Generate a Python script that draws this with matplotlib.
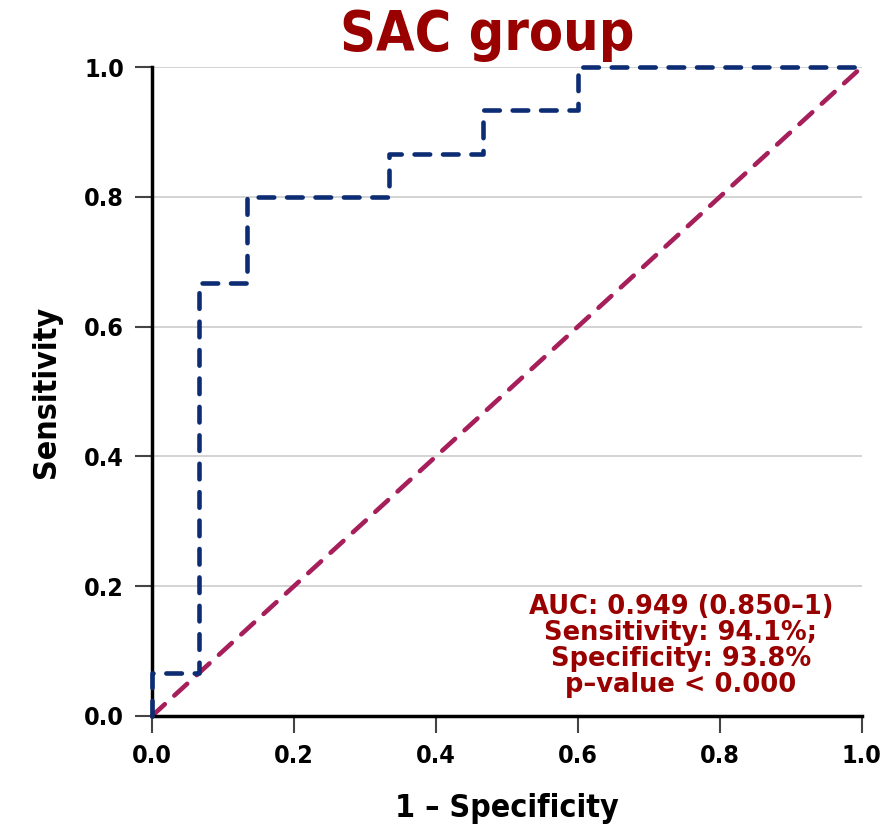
import matplotlib.pyplot as plt
from matplotlib import font_manager

# ROC curve points (1 - specificity, sensitivity)
fpr = [0.0, 0.0, 0.0667, 0.0667, 0.1333, 0.1333, 0.3333, 0.3333, 0.4667, 0.4667, 0.6, 0.6, 1.0]
tpr = [0.0, 0.0667, 0.0667, 0.6667, 0.6667, 0.8, 0.8, 0.8667, 0.8667, 0.9333, 0.9333, 1.0, 1.0]
ref_line = [0.0, 1.0]
ticks = [0.0, 0.2, 0.4, 0.6, 0.8, 1.0]
tick_labels = ['0.0', '0.2', '0.4', '0.6', '0.8', '1.0']

stats_text = "AUC: 0.949 (0.850\u20131)\nSensitivity: 94.1%;\nSpecificity: 93.8%\np\u2013value < 0.000"

# condensed bold face for title, ticks and axis labels
cond = font_manager.FontProperties(family='DejaVu Sans', weight='bold', stretch='condensed')

dark_red = '#990000'

fig = plt.figure(figsize=(8.94, 8.33), dpi=100)
ax = fig.add_axes([0.170, 0.1405, 0.794, 0.779])

ax.set_xlim(0, 1)
ax.set_ylim(0, 1)

for t in ticks[1:]:
    ax.axhline(t, color='#cccccc', lw=1.2, zorder=0)

ax.plot(ref_line, ref_line, color='#a61e5a', lw=3.3, dashes=(3.8, 2.8),
        dash_capstyle='round', zorder=2, clip_on=False)
ax.plot(fpr, tpr, color='#0c2c74', lw=3.3, dashes=(3.4, 2.8),
        dash_capstyle='round', zorder=3, clip_on=False)

for side in ['top', 'right']:
    ax.spines[side].set_visible(False)
for side in ['left', 'bottom']:
    ax.spines[side].set_linewidth(2.5)
    ax.spines[side].set_color('black')

ax.set_xticks(ticks)
ax.set_yticks(ticks)
ax.set_xticklabels(tick_labels, fontproperties=cond, fontsize=18)
ax.set_yticklabels(tick_labels, fontproperties=cond, fontsize=18)
ax.tick_params(axis='both', direction='out', length=12, width=1.5, color='#444444', pad=8)

lab = cond.copy()
lab.set_size(23)
ax.set_xlabel('1 \u2013 Specificity', fontproperties=lab, labelpad=18)
ax.set_ylabel('Sensitivity', fontproperties=lab, labelpad=16)

ax.text(0.745, 0.108, stats_text, transform=ax.transAxes, ha='center', va='center',
        color=dark_red, fontsize=18.5, fontweight='bold', linespacing=1.0)

tit = cond.copy()
tit.set_size(40)
fig.text(0.545, 0.958, 'SAC group', ha='center', va='center', color=dark_red,
         fontproperties=tit)

fig.savefig('out.png', dpi=100)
═══
● WHAT TO PRODUCE
Your task is to reproduce exactly the lines from the start of the data above through the line containing "ax.spines[side].set_color('black')", leaving every picture out.

● TASK SOLUTION
Generate a Python script that draws this with matplotlib.
import matplotlib.pyplot as plt
from matplotlib import font_manager

# ROC curve points (1 - specificity, sensitivity)
fpr = [0.0, 0.0, 0.0667, 0.0667, 0.1333, 0.1333, 0.3333, 0.3333, 0.4667, 0.4667, 0.6, 0.6, 1.0]
tpr = [0.0, 0.0667, 0.0667, 0.6667, 0.6667, 0.8, 0.8, 0.8667, 0.8667, 0.9333, 0.9333, 1.0, 1.0]
ref_line = [0.0, 1.0]
ticks = [0.0, 0.2, 0.4, 0.6, 0.8, 1.0]
tick_labels = ['0.0', '0.2', '0.4', '0.6', '0.8', '1.0']

stats_text = "AUC: 0.949 (0.850\u20131)\nSensitivity: 94.1%;\nSpecificity: 93.8%\np\u2013value < 0.000"

# condensed bold face for title, ticks and axis labels
cond = font_manager.FontProperties(family='DejaVu Sans', weight='bold', stretch='condensed')

dark_red = '#990000'

fig = plt.figure(figsize=(8.94, 8.33), dpi=100)
ax = fig.add_axes([0.170, 0.1405, 0.794, 0.779])

ax.set_xlim(0, 1)
ax.set_ylim(0, 1)

for t in ticks[1:]:
    ax.axhline(t, color='#cccccc', lw=1.2, zorder=0)

ax.plot(ref_line, ref_line, color='#a61e5a', lw=3.3, dashes=(3.8, 2.8),
        dash_capstyle='round', zorder=2, clip_on=False)
ax.plot(fpr, tpr, color='#0c2c74', lw=3.3, dashes=(3.4, 2.8),
        dash_capstyle='round', zorder=3, clip_on=False)

for side in ['top', 'right']:
    ax.spines[side].set_visible(False)
for side in ['left', 'bottom']:
    ax.spines[side].set_linewidth(2.5)
    ax.spines[side].set_color('black')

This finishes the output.